Przed spotkaniem o dużym ciężarze gatunkowym - rewanżowym meczem ze Slavią, którego stawką jest dalsza szansa na awans z grupy tegorocznej Ligi Mistrzów - kilka słów zgromadzonym na konferencji prasowej dziennikarzom, przekazał trener Antonio Conte.
- Przed nami kluczowy mecz i nie ma absolutnie miejsca na rozmyślanie o kontuzjach czy użalanie się nad sobą. Oczywiście, że strata takich zawodników jak Barella, Sensi, Asamoah to cios. Brakuje nam też przecież nadal Sancheza. Ale z drugiej strony bardzo cieszę się, że zarówno Matteo Politano jak i Roberto Gagliardini wykonali ogromną pracę i udało im się wrócić do dyspozycji na ten mecz, to dla nas wiele znaczy. Zawsze proszę tych zawodników o dużo, a oni zawsze są w stanie zrobić to czego od nich wymagam. Jestem trenerem ludzi, którzy potrafią czerpać energię do gry nawet w bardzo trudnych warunkach.
- To będzie bardzo trudny pojedynek, będziemy musieli zaskoczyć przeciwnika. Nasz poprzedni mecz z nimi, a także to jak Slavia dwa razy zagrała z Barceloną jest niczym ich manifest.
- To jaka jest waga i ile emocji budzi ten mecz wskazuje nam, że musimy grać go z uśmiechem na ustach, tylko z pozytywną energią i podejściem uda nam się przywieźć z Pragi punkty, których tak potrzebujemy. Od pierwszego meczu z Czechami jesteśmy już w zupełnie innym miejscu jako drużyna, cały czas się rozwijamy i chciałbym zobaczyć tę różnicę na boisku. Teraz każdy z nas dokładnie wie czego chce on sam i czego chcemy my wszyscy jako zespół. Również Ci, którzy grają mniej meczów, są gotowi i mają w głowie jasny obraz naszej wizji gry - przykładem na to niech będzie występ Borjy Valero przeciwko Torino. Każdy z graczy, który jest w zespole ma jakość i w lipcu chciałem go w swoim składzie. Personalia na boisku mogą się zmieniać, ale nie nasz styl i tożsamość drużyny.
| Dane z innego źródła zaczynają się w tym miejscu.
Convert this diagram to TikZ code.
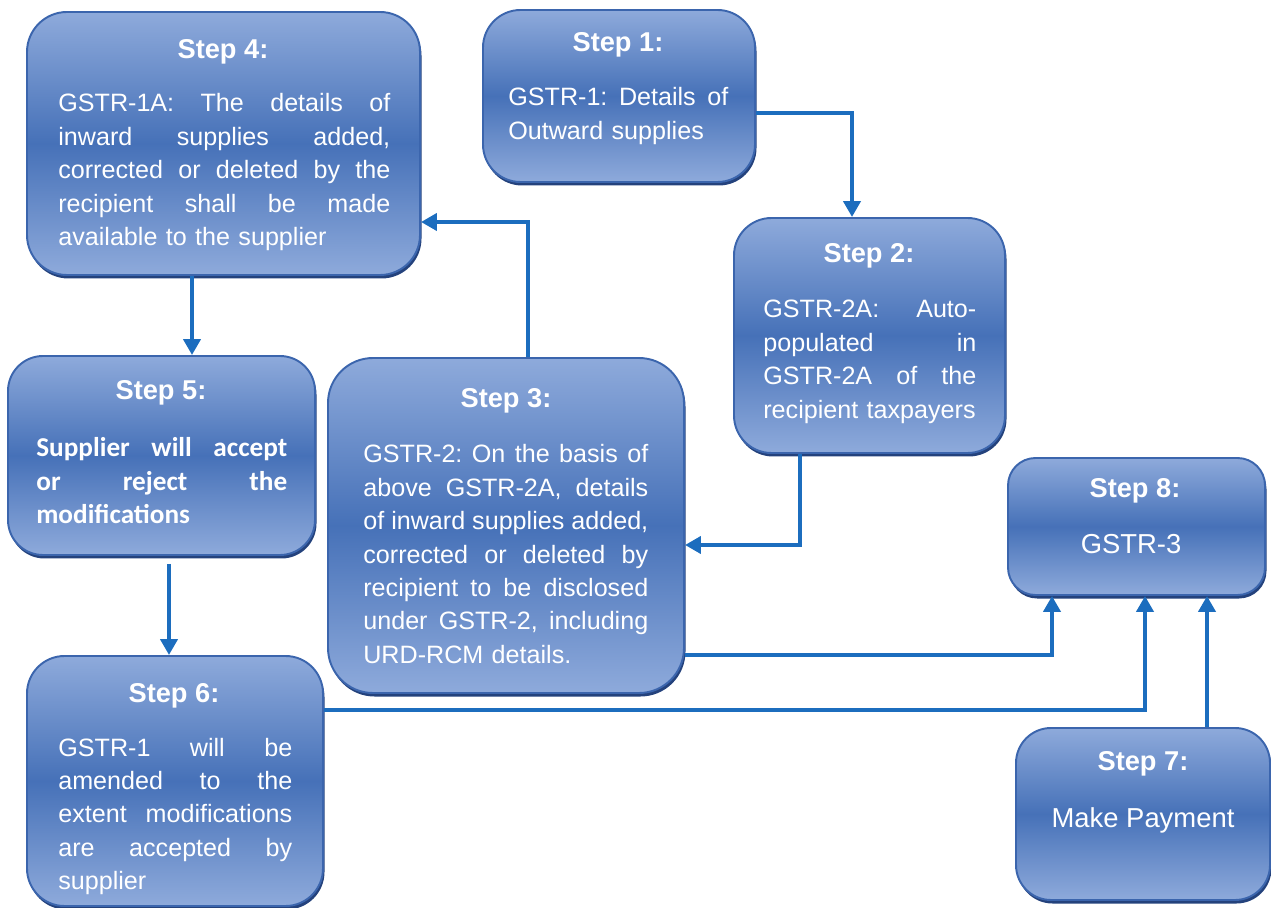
\documentclass[tikz,border=0pt]{standalone}
\usepackage{fontspec}
\setmainfont{Liberation Sans}
\newfontfamily\calibrifont{Carlito}
\usetikzlibrary{arrows.meta,fit,shadows}
\definecolor{BoxLight}{HTML}{8EAADB}
\definecolor{BoxDark}{HTML}{4671B8}
\definecolor{BoxEdge}{HTML}{3B65AD}
\definecolor{BoxShadow}{HTML}{24427C}
\definecolor{ArrowBlue}{HTML}{1C6DBE}
\frenchspacing
\newcommand{\jline}[1]{\makebox[\linewidth][s]{\spaceskip=0pt\xspaceskip=0pt #1}\\}
\tikzset{stepbox/.style={draw=BoxEdge,line width=1.1pt,rounded corners=.75cm,inner sep=0pt,top color=BoxLight,bottom color=BoxLight,middle color=BoxDark,drop shadow={shadow xshift=.03cm,shadow yshift=-.07cm,fill=BoxShadow,opacity=1}},steptitle/.style={text=white,font=\bfseries\fontsize{15.5}{19}\selectfont,anchor=base,inner sep=0pt},steptext/.style={text=white,font=\fontsize{14.3}{19}\selectfont,anchor=base west,inner sep=0pt,align=left},flow/.style={-{Triangle[length=.32cm,width=.34cm]},line width=.095cm,draw=ArrowBlue}}
\begin{document}
\begin{tikzpicture}[x=.02cm,y=-.02cm]
  \useasboundingbox (0,0) rectangle (1271,908);
  \node[stepbox,fit={(483,10) (755,182)}](s1){};
  \node[stepbox,fit={(734,218) (1005,453)}](s2){};
  \node[stepbox,rounded corners=.9cm,fit={(328,358) (684,693)}](s3){};
  \node[stepbox,rounded corners=.8cm,fit={(27,12) (420,275)}](s4){};
  \node[stepbox,rounded corners=.7cm,fit={(8,356) (315,555)}](s5){};
  \node[stepbox,fit={(27,656) (323,906)}](s6){};
  \node[stepbox,rounded corners=.7cm,fit={(1016,728) (1270,900)}](s7){};
  \node[stepbox,rounded corners=.55cm,fit={(1008,458) (1265,595)}](s8){};
  \node[steptitle](s1t) at (618,52){Step 1:};
  \node[steptext,text width=4.4cm](s1b) at (508,106){\jline{GSTR-1: Details of}Outward supplies};
  \node[steptitle](s2t) at (869,263){Step 2:};
  \node[steptext,text width=4.26cm](s2b) at (763,318){\jline{GSTR-2A: Auto-}\jline{populated in}\jline{GSTR-2A of the}recipient taxpayers};
  \node[steptitle](s3t) at (506,408){Step 3:};
  \node[steptext,text width=5.7cm](s3b) at (363,463){\jline{GSTR-2: On the basis of}\jline{above GSTR-2A, details}\jline{of inward supplies added,}\jline{corrected or deleted by}\jline{recipient to be disclosed}\jline{under GSTR-2, including}URD-RCM details.};
  \node[steptitle](s4t) at (223,59){Step 4:};
  \node[steptext,text width=6.64cm](s4b) at (58,112){\jline{GSTR-1A: The details of}\jline{inward supplies added,}\jline{corrected or deleted by the}\jline{recipient shall be made}available to the supplier};
  \node[steptitle](s5t) at (161,400){Step 5:};
  \node[steptext,text width=5.02cm,font=\calibrifont\bfseries\fontsize{15.5}{19}\selectfont](s5b) at (36,457){\jline{Supplier will accept}\jline{or reject the}modifications};
  \node[steptitle](s6t) at (174,702){Step 6:};
  \node[steptext,text width=4.68cm](s6b) at (58,756){\jline{GSTR-1 will be}\jline{amended to the}\jline{extent modifications}\jline{are accepted by}supplier};
  \node[steptitle](s7t) at (1143,770){Step 7:};
  \node[steptext,anchor=base,font=\fontsize{15.6}{19}\selectfont](s7b) at (1143,827){Make Payment};
  \node[steptitle](s8t) at (1135,498){Step 8:};
  \node[steptext,anchor=base,font=\fontsize{15.6}{19}\selectfont](s8b) at (1131,554){GSTR-3};
  \coordinate(k12) at (852,113);
  \coordinate(k23) at (800,545);
  \coordinate(k34) at (528,222);
  \coordinate(k45) at (192,300);
  \coordinate(k56) at (169,600);
  \coordinate(k38) at (1052,655);
  \coordinate(k68) at (1145,710);
  \coordinate(k78) at (1207,650);
  \draw[flow](s1.east|-k12)--(k12)--(k12|-s2.north);
  \draw[flow](s2.south-|k23)--(k23)--(k23-|s3.east);
  \draw[flow](s3.north-|k34)--(k34)--(k34-|s4.east);
  \draw[flow](s4.south-|k45)--(k45|-s5.north);
  \draw[flow,shorten <=.16cm](s5.south-|k56)--(k56|-s6.north);
  \draw[flow](s3.east|-k38)--(k38)--(k38|-s8.south);
  \draw[flow](s6.east|-k68)--(k68)--(k68|-s8.south);
  \draw[flow](s7.north-|k78)--(k78|-s8.south);
\end{tikzpicture}
\end{document}
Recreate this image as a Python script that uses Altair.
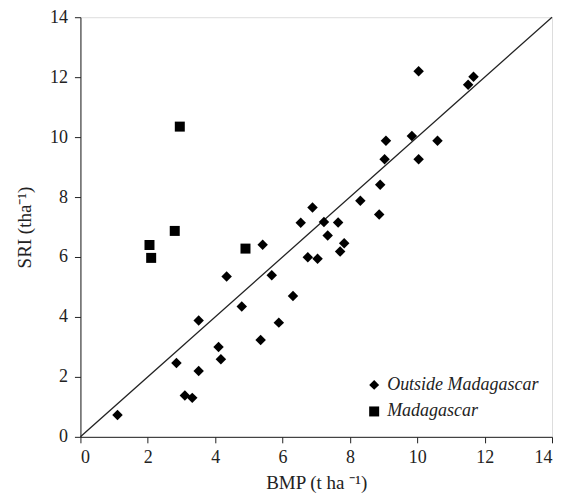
import altair as alt
import pandas as pd

# Outside Madagascar (BMP, SRI)
out_bmp = [1.10, 2.85, 3.10, 3.32, 3.51, 3.51, 4.10, 4.17, 4.34, 4.79, 5.35, 5.41, 5.68, 5.89,
           6.31, 6.54, 6.75, 6.89, 7.04, 7.23, 7.34, 7.65, 7.71, 7.83, 8.31, 8.87, 8.90, 9.03,
           9.07, 9.84, 10.04, 10.04, 10.60, 11.51, 11.67]
out_sri = [0.73, 2.46, 1.38, 1.30, 2.20, 3.88, 3.00, 2.59, 5.35, 4.35, 3.23, 6.41, 5.39, 3.81,
           4.70, 7.14, 5.99, 7.65, 5.94, 7.17, 6.72, 7.15, 6.18, 6.46, 7.88, 7.42, 8.41, 9.26,
           9.88, 10.04, 12.20, 9.26, 9.88, 11.75, 12.01]
# Madagascar
mad_bmp = [2.95, 2.05, 2.10, 2.80, 4.90]
mad_sri = [10.35, 6.40, 5.97, 6.87, 6.28]

groups = ["Outside Madagascar", "Madagascar"]
line_x = [0, 14]

df = pd.DataFrame({
    "BMP": out_bmp + mad_bmp,
    "SRI": out_sri + mad_sri,
    "group": [groups[0]] * len(out_bmp) + [groups[1]] * len(mad_bmp),
    "sz": [110] * len(out_bmp) + [100] * len(mad_bmp),
})
line_df = pd.DataFrame({"BMP": line_x, "SRI": line_x})

FONT = "Liberation Serif"

xs = alt.Scale(domain=[0, 14], nice=False, zero=True)
ys = alt.Scale(domain=[0, 14], nice=False, zero=True)

common = dict(grid=False, labelFontSize=18, titleFontSize=19, labelFont=FONT, titleFont=FONT,
              tickSize=6, domainColor="#222", tickColor="#222", labelColor="#222",
              titleColor="#222", titleFontWeight="normal")
xax = alt.Axis(values=list(range(0, 15, 2)), title="BMP (t ha ⁻¹)", labelPadding=6,
               titlePadding=7, **common)
yax = alt.Axis(values=list(range(0, 15, 2)), title="SRI (tha⁻¹)", labelPadding=7,
               titlePadding=15, **common)

line = alt.Chart(line_df).mark_line(color="#222", strokeWidth=1.3).encode(
    x=alt.X("BMP:Q", scale=xs, axis=xax),
    y=alt.Y("SRI:Q", scale=ys, axis=yax),
)

pts = alt.Chart(df).mark_point(filled=True, opacity=1, color="black").encode(
    x=alt.X("BMP:Q", scale=xs),
    y=alt.Y("SRI:Q", scale=ys),
    shape=alt.Shape("group:N",
                    scale=alt.Scale(domain=groups, range=["diamond", "square"]),
                    legend=alt.Legend(title=None, orient="none", legendX=285, legendY=359,
                                      labelFont=FONT, labelFontSize=18,
                                      labelFontStyle="italic", labelColor="#222",
                                      symbolFillColor="black", symbolStrokeColor="black",
                                      symbolSize=100, rowPadding=8.6, padding=0,
                                      labelOffset=4)),
    size=alt.Size("sz:Q", scale=None, legend=None),
)

chart = alt.layer(line, pts).properties(
    width=472, height=420,
    autosize=alt.AutoSizeParams(type="none"),
    padding={"left": 72.5, "top": 9, "right": 4, "bottom": 58},
).configure_view(stroke="#777", strokeWidth=1.2).configure(background="white")

chart.save("out.html", embed_options={"renderer": "svg", "actions": False})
- Dobra postawa zawsze zwiększa Twoje szanse na sukces w danym meczu. Chcemy grać dobrą piłkę, być dobrze zorganizowaną drużyną. Takie mecze jak ten ze Slavią są potrzebne: to mocny rywal, dobrze radzący sobie w Europie, potrafiący narzucić swój styl gry. Musimy radzić sobie z takimi przeciwnikami jeśli chcemy utrzymać nasz trend wzrostu całego klubu. Nasza podróż w Europie dopiero co się zaczęła i nikt z nas nie chce jej jeszcze kończyć. Jeśli możemy robić postępy we Włoszech to wierzę, że stać nas na nie także w pucharach. Jesteśmy gotowi i chcemy spróbować powalczyć. Zdajemy sobie sprawę z naszej sytuacji i szans na awans, ale naszym zadaniem teraz jest zrobić wszystko aby te szanse zwiększyć.